While the classic Chicken Spinach Artichoke Soup is perfect on its own, there are several ways you can tweak it to suit your preferences.

  • Low-Carb Option: Skip the cream and use cauliflower puree or coconut milk for a lighter, dairy-free version.
  • Add More Veggies: If you want to bulk up the soup with even more vegetables, try adding mushrooms, carrots, or zucchini.
  • Swap Protein: While chicken is the star here, you could easily swap it for turkey, ground beef, or even a vegetarian option like tofu or tempeh for a plant-based version.
  • Cheese Variations: If Parmesan isn’t your thing, try using mozzarella for a melty, stringy texture, or crumbled feta for a tangy twist.

Final Words

This Chicken Spinach Artichoke Soup is more than just a meal-it’s an experience.

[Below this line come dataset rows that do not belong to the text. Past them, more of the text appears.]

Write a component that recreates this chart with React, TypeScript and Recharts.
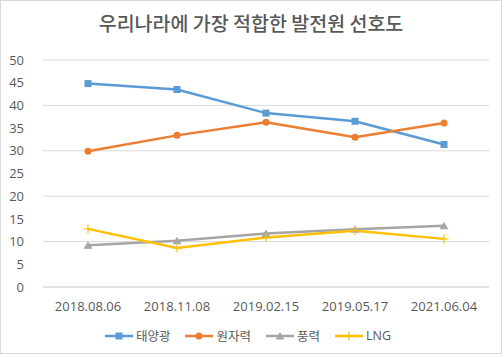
import React from 'react';
import { LineChart, Line, XAxis, YAxis, CartesianGrid, Legend } from 'recharts';

// 조사 시점
const dates = ['2018.08.06', '2018.11.08', '2019.02.15', '2019.05.17', '2021.06.04'];

// 발전원별 선호도 (%)
const solar = [44.8, 43.5, 38.3, 36.5, 31.4];
const nuclear = [29.9, 33.4, 36.3, 33.0, 36.1];
const wind = [9.2, 10.2, 11.8, 12.7, 13.5];
const lng = [12.8, 8.6, 10.9, 12.4, 10.6];

const yTicks = [0, 5, 10, 15, 20, 25, 30, 35, 40, 45, 50];

const data = dates.map((d, i) => ({
  date: d,
  solar: solar[i],
  nuclear: nuclear[i],
  wind: wind[i],
  lng: lng[i],
}));

const FONT = "'Open Sans', 'Noto Sans CJK KR', sans-serif";
const TEXT = '#595959';

type Marker = 'square' | 'circle' | 'triangle' | 'plus';

const series: { key: string; name: string; color: string; marker: Marker }[] = [
  { key: 'solar', name: '태양광', color: '#5B9BD5', marker: 'square' },
  { key: 'nuclear', name: '원자력', color: '#ED7D31', marker: 'circle' },
  { key: 'wind', name: '풍력', color: '#A5A5A5', marker: 'triangle' },
  { key: 'lng', name: 'LNG', color: '#FFC000', marker: 'plus' },
];

function drawMarker(marker: Marker, cx: number, cy: number, color: string, key?: string) {
  if (marker === 'square') {
    return <rect key={key} x={cx - 3.5} y={cy - 3.5} width={7} height={7} fill={color} />;
  }
  if (marker === 'circle') {
    return <circle key={key} cx={cx} cy={cy} r={3.5} fill={color} />;
  }
  if (marker === 'triangle') {
    return (
      <polygon
        key={key}
        points={`${cx},${cy - 4} ${cx + 4.5},${cy + 3.5} ${cx - 4.5},${cy + 3.5}`}
        fill={color}
      />
    );
  }
  return (
    <g key={key}>
      <line x1={cx - 4.5} y1={cy} x2={cx + 4.5} y2={cy} stroke={color} strokeWidth={1.2} />
      <line x1={cx} y1={cy - 4.5} x2={cx} y2={cy + 4.5} stroke={color} strokeWidth={1.2} />
    </g>
  );
}

const makeDot = (marker: Marker, color: string) => (props: any) => {
  const { cx, cy, index } = props;
  if (cx == null || cy == null) return <g key={index} />;
  return drawMarker(marker, cx, cy, color, `dot-${index}`);
};

function LegendContent() {
  return (
    <div
      style={{
        display: 'flex',
        justifyContent: 'center',
        gap: 15,
        fontFamily: FONT,
        fontSize: 12.5,
        color: TEXT,
        marginLeft: -6,
      }}
    >
      {series.map((s) => (
        <div key={s.key} style={{ display: 'flex', alignItems: 'center', gap: 3 }}>
          <svg width={28} height={12}>
            <line x1={0} y1={6} x2={28} y2={6} stroke={s.color} strokeWidth={2.5} />
            {drawMarker(s.marker, 14, 6, s.color)}
          </svg>
          <span>{s.name}</span>
        </div>
      ))}
    </div>
  );
}

export default function App() {
  return (
    <div style={{ position: 'absolute', left: 0, top: 0, width: 502, height: 354, background: '#fff' }}>
      <div
        style={{
          position: 'absolute',
          left: 0,
          top: 0,
          width: 502,
          height: 354,
          border: '1px solid #d9d9d9',
          boxSizing: 'border-box',
          pointerEvents: 'none',
        }}
      />
      <div
        style={{
          position: 'absolute',
          top: 10,
          left: 0,
          width: 502,
          textAlign: 'center',
          fontFamily: "'Noto Sans CJK KR', sans-serif",
          fontSize: 19.5,
          lineHeight: '26px',
          fontWeight: 500,
          color: TEXT,
        }}
      >
        우리나라에 가장 적합한 발전원 선호도
      </div>
      <LineChart
        width={502}
        height={354}
        data={data}
        margin={{ top: 60, right: 13, bottom: 37, left: 13 }}
      >
        <CartesianGrid vertical={false} stroke="#d9d9d9" strokeWidth={1} />
        <XAxis
          dataKey="date"
          height={30}
          padding={{ left: 45, right: 45 }}
          axisLine={{ stroke: '#d9d9d9' }}
          tickLine={false}
          tickSize={0}
          tickMargin={15}
          tick={{ fill: TEXT, fontSize: 13, fontFamily: FONT }}
          interval={0}
        />
        <YAxis
          width={30}
          domain={[0, 50]}
          ticks={yTicks}
          axisLine={false}
          tickLine={false}
          tickSize={0}
          tickMargin={19}
          tick={{ fill: TEXT, fontSize: 13, fontFamily: FONT }}
        />
        <Legend
          verticalAlign="middle"
          layout="horizontal"
          align="center"
          wrapperStyle={{ top: 326, left: 0, width: 502 }}
          content={() => <LegendContent />}
        />
        {series.map((s) => (
          <Line
            key={s.key}
            dataKey={s.key}
            name={s.name}
            type="linear"
            stroke={s.color}
            strokeWidth={2.5}
            dot={makeDot(s.marker, s.color)}
            activeDot={false}
            isAnimationActive={false}
          />
        ))}
      </LineChart>
    </div>
  );
}
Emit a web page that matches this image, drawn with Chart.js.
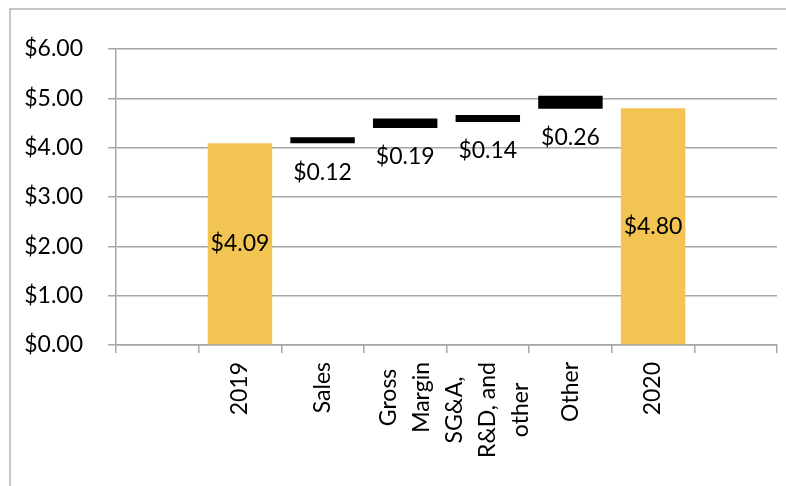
<!DOCTYPE html>
<html>
<head>
<meta charset="utf-8">
<script src="https://cdn.jsdelivr.net/npm/chart.js@4/dist/chart.umd.min.js"></script>
<style>
  html, body { margin: 0; padding: 0; background: #fff; }
  canvas { display: block; }
</style>
</head>
<body>
<canvas id="waterfall" width="786" height="486"></canvas>
<script>
// categories (first and last slots are empty in the original)
var categories = ['', '2019', 'Sales', ['Gross', 'Margin'], ['SG&A,', 'R&D, and', 'other'], 'Other', '2020', ''];
// bar bottoms and tops
var barStarts = [null, 0, 4.09, 4.40, 4.52, 4.79, 0, null];
var barEnds = [null, 4.09, 4.21, 4.59, 4.66, 5.05, 4.80, null];
// values printed on the chart
var labelValues = [null, 4.09, 0.12, 0.19, 0.14, 0.26, 4.80, null];
var isTotal = [false, true, false, false, false, false, true, false];
var yTicks = [0, 1, 2, 3, 4, 5, 6];

var FONT = 'Lato';
var FONT_SIZE = 23;
var GRID = '#a6a6a6';

var floating = barStarts.map(function (s, i) {
	return s === null ? null : [s, barEnds[i]];
});

var outerBorder = {
	id: 'outerBorder',
	beforeDraw: function (chart) {
		var ctx = chart.ctx;
		ctx.save();
		ctx.strokeStyle = '#b4b4b4';
		ctx.lineWidth = 1.5;
		ctx.strokeRect(10, 9, 800, 500);
		ctx.restore();
	}
};

// vertical category labels, each line centred, block centred on the category
var xLabels = {
	id: 'xLabels',
	afterDraw: function (chart) {
		var ctx = chart.ctx;
		var scale = chart.scales.x;
		var top = chart.chartArea.bottom + 17;
		var lineGap = 33;
		ctx.save();
		ctx.font = FONT_SIZE + 'px ' + FONT;
		ctx.fillStyle = '#000';
		ctx.textAlign = 'center';
		ctx.textBaseline = 'middle';
		categories.forEach(function (cat, i) {
			var lines = Array.isArray(cat) ? cat : [cat];
			if (!lines[0]) return;
			var longest = Math.max.apply(null, lines.map(function (l) { return ctx.measureText(l).width; }));
			var cx = scale.getPixelForTick(i);
			var cy = top + longest / 2;
			lines.forEach(function (line, j) {
				ctx.save();
				ctx.translate(cx + (j - (lines.length - 1) / 2) * lineGap, cy);
				ctx.rotate(-Math.PI / 2);
				ctx.fillText(line, 0, 0);
				ctx.restore();
			});
		});
		ctx.restore();
	}
};

var valueLabels = {
	id: 'valueLabels',
	afterDatasetsDraw: function (chart) {
		var ctx = chart.ctx;
		var meta = chart.getDatasetMeta(0);
		ctx.save();
		ctx.font = FONT_SIZE + 'px ' + FONT;
		ctx.fillStyle = '#000';
		ctx.textAlign = 'center';
		ctx.textBaseline = 'middle';
		meta.data.forEach(function (bar, i) {
			if (labelValues[i] === null) return;
			var text = '$' + labelValues[i].toFixed(2);
			var y = isTotal[i] ? (bar.y + bar.base) / 2 : bar.base + 29;
			ctx.fillText(text, bar.x, y);
		});
		ctx.restore();
	}
};

var config = {
	type: 'bar',
	data: {
		labels: categories,
		datasets: [{
			data: floating,
			backgroundColor: isTotal.map(function (t) { return t ? '#f2c553' : '#000000'; }),
			borderWidth: 0,
			barPercentage: 0.78,
			categoryPercentage: 1
		}]
	},
	options: {
		responsive: false,
		animation: false,
		layout: { padding: { top: 49, left: 10, right: 9, bottom: 0 } },
		plugins: {
			legend: { display: false },
			tooltip: { enabled: false }
		},
		scales: {
			x: {
				grid: { drawOnChartArea: false, drawTicks: true, tickLength: 8, color: GRID, lineWidth: 1.5, offset: true },
				border: { color: GRID, width: 1.5 },
				ticks: { display: false, autoSkip: false },
				afterFit: function (scale) { scale.height = 141; }
			},
			y: {
				min: 0,
				max: 6,
				afterBuildTicks: function (scale) {
					scale.ticks = yTicks.map(function (v) { return { value: v }; });
				},
				grid: { color: GRID, lineWidth: 1.5, tickLength: 8 },
				border: { color: GRID, width: 1.5 },
				ticks: {
					padding: 25,
					color: '#000',
					font: { family: FONT, size: FONT_SIZE },
					callback: function (v) { return '$' + Number(v).toFixed(2); }
				},
				afterFit: function (scale) { scale.width = 106; }
			}
		}
	},
	plugins: [outerBorder, valueLabels, xLabels]
};

var ctx = document.getElementById('waterfall').getContext('2d');
window.myWaterfall = new Chart(ctx, config);
</script>
</body>
</html>
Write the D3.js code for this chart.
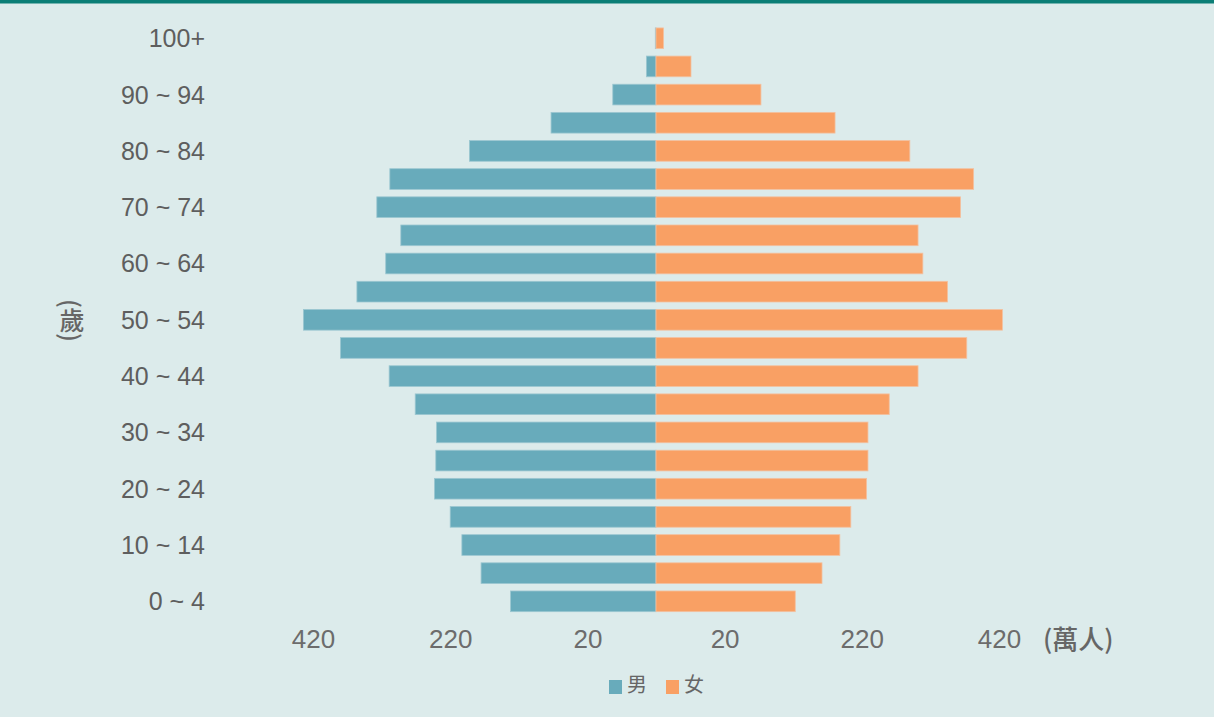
<!DOCTYPE html>
<html>
<head>
<meta charset="utf-8">
<script src="https://cdn.jsdelivr.net/npm/d3@7"></script>
<style>
    html, body { margin: 0; padding: 0; background: #dcebeb; }
    svg { display: block; font-family: "Liberation Sans", Arial, "Noto Sans CJK TC", sans-serif; }
</style>
</head>
<body>
<script>
/*Chart data (bottom age group first)*/
var ageGroups = ["0 ~ 4", "5 ~ 9", "10 ~ 14", "15 ~ 19", "20 ~ 24", "25 ~ 29", "30 ~ 34",
    "35 ~ 39", "40 ~ 44", "45 ~ 49", "50 ~ 54", "55 ~ 59", "60 ~ 64", "65 ~ 69",
    "70 ~ 74", "75 ~ 79", "80 ~ 84", "85 ~ 89", "90 ~ 94", "95 ~ 99", "100+"];
var maleValues = [212, 255, 283, 300, 323, 321, 320, 351, 389, 460, 514,
    436, 394, 372, 407, 388, 272, 153, 63, 14, 1];
var femaleValues = [203, 242, 268, 284, 307, 309, 309, 340, 382, 453, 505,
    425, 389, 382, 444, 463, 370, 261, 153, 51, 11];
var tickValues = [100, 300, 500];
var tickLabels = ["20", "220", "420"];
var seriesNames = ["男", "女"];

var width = 1214,
    height = 717,
    centerX = 656,
    halfWidth = 343;

var colors = { male: "#68abbb", female: "#f9a064" };

var svg = d3.select("body").append("svg")
    .attr("width", width)
    .attr("height", height);

svg.append("rect")
    .attr("width", width)
    .attr("height", height)
    .attr("fill", "#dcebeb");

/*Top teal border*/
svg.append("rect")
    .attr("width", width)
    .attr("height", 3.5)
    .attr("fill", "#0b7e76");

/*Scales: one for each side of the pyramid*/
var xLeft = d3.scaleLinear().domain([0, 500]).range([centerX, centerX - halfWidth]);
var xRight = d3.scaleLinear().domain([0, 500]).range([centerX, centerX + halfWidth]);

var y = d3.scaleBand()
    .domain(ageGroups.slice().reverse())
    .range([24.2, 615.4])
    .paddingInner(0.265)
    .paddingOuter(0.1325);

var rows = ageGroups.map(function(d, i) {
    return { age: d, male: maleValues[i], female: femaleValues[i] };
});

/*Male bars*/
svg.append("g").selectAll("rect")
    .data(rows)
    .enter().append("rect")
    .attr("x", function(d) { return xLeft(d.male) })
    .attr("y", function(d) { return y(d.age) })
    .attr("width", function(d) { return xLeft(0) - xLeft(d.male) })
    .attr("height", y.bandwidth())
    .attr("fill", colors.male)
    .attr("stroke", "#9cc7d1")
    .attr("stroke-width", 0.8);

/*Female bars*/
svg.append("g").selectAll("rect")
    .data(rows)
    .enter().append("rect")
    .attr("x", xRight(0))
    .attr("y", function(d) { return y(d.age) })
    .attr("width", function(d) { return xRight(d.female) - xRight(0) })
    .attr("height", y.bandwidth())
    .attr("fill", colors.female)
    .attr("stroke", "#f3c1a0")
    .attr("stroke-width", 0.8);

/*Age axis, every other group labelled*/
var yAxis = d3.axisLeft(y)
    .tickSize(0)
    .tickPadding(0)
    .tickValues(ageGroups.filter(function(d, i) { return i % 2 == 0 }));

var gy = svg.append("g")
    .attr("transform", "translate(205,1)")
    .call(yAxis);
gy.select(".domain").remove();
gy.selectAll("text")
    .attr("font-size", 25)
    .attr("fill", "#5e5e5e")
    .style("font-family", "Liberation Sans, Arial, sans-serif");

/*Value axes*/
function labelFor(v) { return tickLabels[tickValues.indexOf(v)] }

[xLeft, xRight].forEach(function(scale) {
    var g = svg.append("g")
        .attr("transform", "translate(0,630)")
        .call(d3.axisBottom(scale).tickValues(tickValues).tickFormat(labelFor).tickSize(0).tickPadding(0));
    g.select(".domain").remove();
    g.selectAll("text")
        .attr("font-size", 26)
        .attr("fill", "#6c6c6c")
        .style("font-family", "Liberation Sans, Arial, sans-serif");
});

/*Unit labels*/
svg.append("text")
    .attr("x", 1043)
    .attr("y", 649)
    .attr("font-size", 26)
    .attr("fill", "#666")
    .style("font-family", "Noto Sans CJK TC, sans-serif")
    .style("font-weight", 500)
    .text("(萬人)");

/*Vertical age unit*/
svg.append("text")
    .attr("x", 72)
    .attr("y", 299)
    .attr("font-size", 25)
    .attr("fill", "#666")
    .style("font-family", "Noto Sans CJK TC, sans-serif")
    .style("font-weight", 500)
    .style("writing-mode", "vertical-rl")
    .text("(歲)");

/*Legend*/
var legend = svg.append("g").selectAll("g")
    .data(seriesNames)
    .enter().append("g")
    .attr("transform", function(d, i) { return "translate(" + (609 + i * 57) + ",680)" });

legend.append("rect")
    .attr("width", 13)
    .attr("height", 14)
    .attr("fill", function(d, i) { return i == 0 ? colors.male : colors.female });

legend.append("text")
    .attr("x", 18)
    .attr("y", 12)
    .attr("font-size", 20)
    .attr("fill", "#666")
    .style("font-family", "Noto Sans CJK TC, sans-serif")
    .text(function(d) { return d });
</script>
</body>
</html>
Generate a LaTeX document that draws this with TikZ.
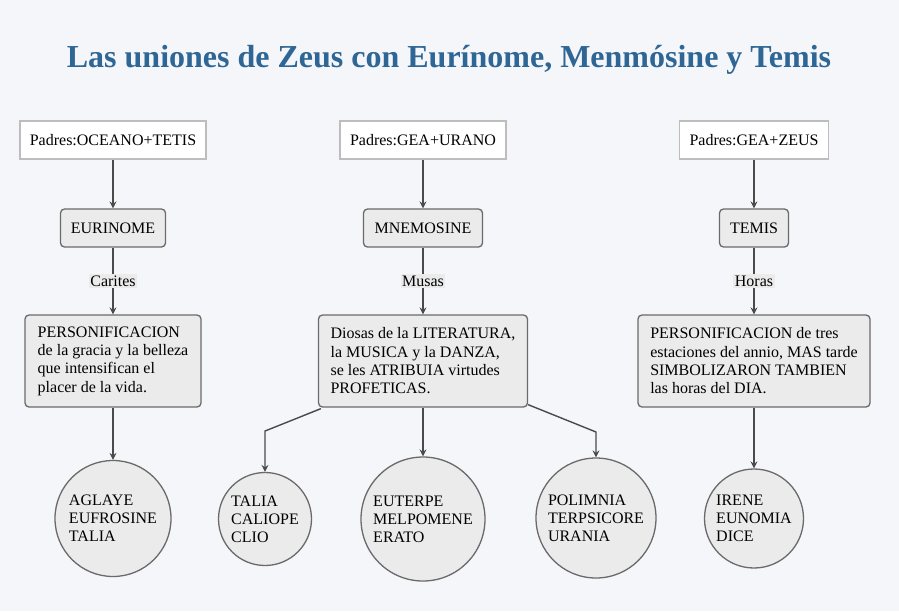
\documentclass[tikz,border=0pt]{standalone}
\usepackage{fontspec}
\setmainfont{Liberation Serif}
\usetikzlibrary{arrows.meta}
\definecolor{bgc}{HTML}{F5F6FA}
\definecolor{titlec}{HTML}{2E6695}
\definecolor{boxfill}{HTML}{EBEBEB}
\definecolor{boxline}{HTML}{6A6A6A}
\definecolor{parline}{HTML}{BDBDBD}
\definecolor{edgec}{HTML}{4A4A4A}
\tikzset{
  parent/.style={draw=parline, line width=1.6pt, fill=white, minimum height=38pt, inner sep=0pt, font=\fontsize{16}{18}\selectfont},
  person/.style={draw=boxline, line width=1.3pt, fill=boxfill, rounded corners=4pt, minimum height=38pt, inner sep=0pt, font=\fontsize{16}{18}\selectfont},
  descbox/.style={draw=boxline, line width=1.3pt, fill=boxfill, rounded corners=4pt, minimum height=92pt, inner sep=0pt, align=left, font=\fontsize{16}{18.3}\selectfont},
  goddess/.style={circle, draw=boxline, line width=1.3pt, fill=boxfill, inner sep=0pt, align=left, font=\fontsize{16}{18}\selectfont},
  conn/.style={draw=edgec, line width=1.4pt, -{Stealth[length=7pt,width=7pt,inset=2.5pt]}},
  elabel/.style={fill=boxfill, inner sep=1.5pt, font=\fontsize{16}{18}\selectfont}
}
\begin{document}
\begin{tikzpicture}[x=1pt,y=-1pt]
\fill[bgc] (0,0) rectangle (899,611);
\useasboundingbox (0,0) rectangle (899,611);
\node[text=titlec, font=\fontsize{32}{36}\selectfont\bfseries] (title) at (449,60) {Las uniones de Zeus con Eurínome, Menmósine y Temis};

% parents
\node[parent, minimum width=186pt] (p1) at (113,140) {Padres:OCEANO+TETIS};
\node[parent, minimum width=166pt] (p2) at (423,140) {Padres:GEA+URANO};
\node[parent, minimum width=149pt] (p3) at (754,140) {Padres:GEA+ZEUS};

% persons
\node[person, minimum width=105pt] (eur) at (113,228) {EURINOME};
\node[person, minimum width=119pt] (mne) at (423,228) {MNEMOSINE};
\node[person, minimum width=69pt] (tem) at (754,228) {TEMIS};

% descriptions
\node[descbox, minimum width=176pt] (d1) at (113,361) {PERSONIFICACION\\de la gracia y la belleza\\que intensifican el\\placer de la vida.};
\node[descbox, minimum width=209pt] (d2) at (423,361) {Diosas de la LITERATURA,\\la MUSICA y la DANZA,\\se les ATRIBUIA virtudes\\PROFETICAS.};
\node[descbox, minimum width=232pt] (d3) at (754,361) {PERSONIFICACION de tres\\estaciones del annio, MAS tarde\\SIMBOLIZARON TAMBIEN\\las horas del DIA.};

% goddesses
\node[goddess, minimum size=116pt] (c1) at (113,518.5) {AGLAYE\\EUFROSINE\\TALIA};
\node[goddess, minimum size=93pt] (c2) at (265,519) {TALIA\\CALIOPE\\CLIO};
\node[goddess, minimum size=124pt] (c3) at (423,519) {EUTERPE\\MELPOMENE\\ERATO};
\node[goddess, minimum size=120pt] (c4) at (596,518) {POLIMNIA\\TERPSICORE\\URANIA};
\node[goddess, minimum size=99pt] (c5) at (754,518.5) {IRENE\\EUNOMIA\\DICE};

\coordinate (b1) at (265,431);
\coordinate (b2) at (596,432);

% connectors
\draw[conn] (p1) -- (eur);
\draw[conn] (p2) -- (mne);
\draw[conn] (p3) -- (tem);
\draw[conn] (eur) -- node[elabel] (l1) {Carites} (d1);
\draw[conn] (mne) -- node[elabel] (l2) {Musas} (d2);
\draw[conn] (tem) -- node[elabel] (l3) {Horas} (d3);
\draw[conn] (d1) -- (c1);
\draw[conn] (d3) -- (c5);
\draw[conn] (d2) -- (c3);
\draw[conn] ([xshift=3pt,yshift=-1pt]d2.south west) -- (b1) -- (c2.north);
\draw[conn] ([yshift=3pt]d2.south east) -- (b2) -- (c4.north);
\end{tikzpicture}
\end{document}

The rich, savory base, combined with the subtle earthiness of spinach and the delicate artichoke hearts, make it something extraordinary. Plus, it’s a great way to sneak some extra veggies into your diet without feeling like you’re compromising on flavor.

Whether you make it for a weeknight dinner or serve it to guests at your next gathering, this soup is bound to impress. It’s simple yet elegant, comforting yet nourishing, and all-around delicious.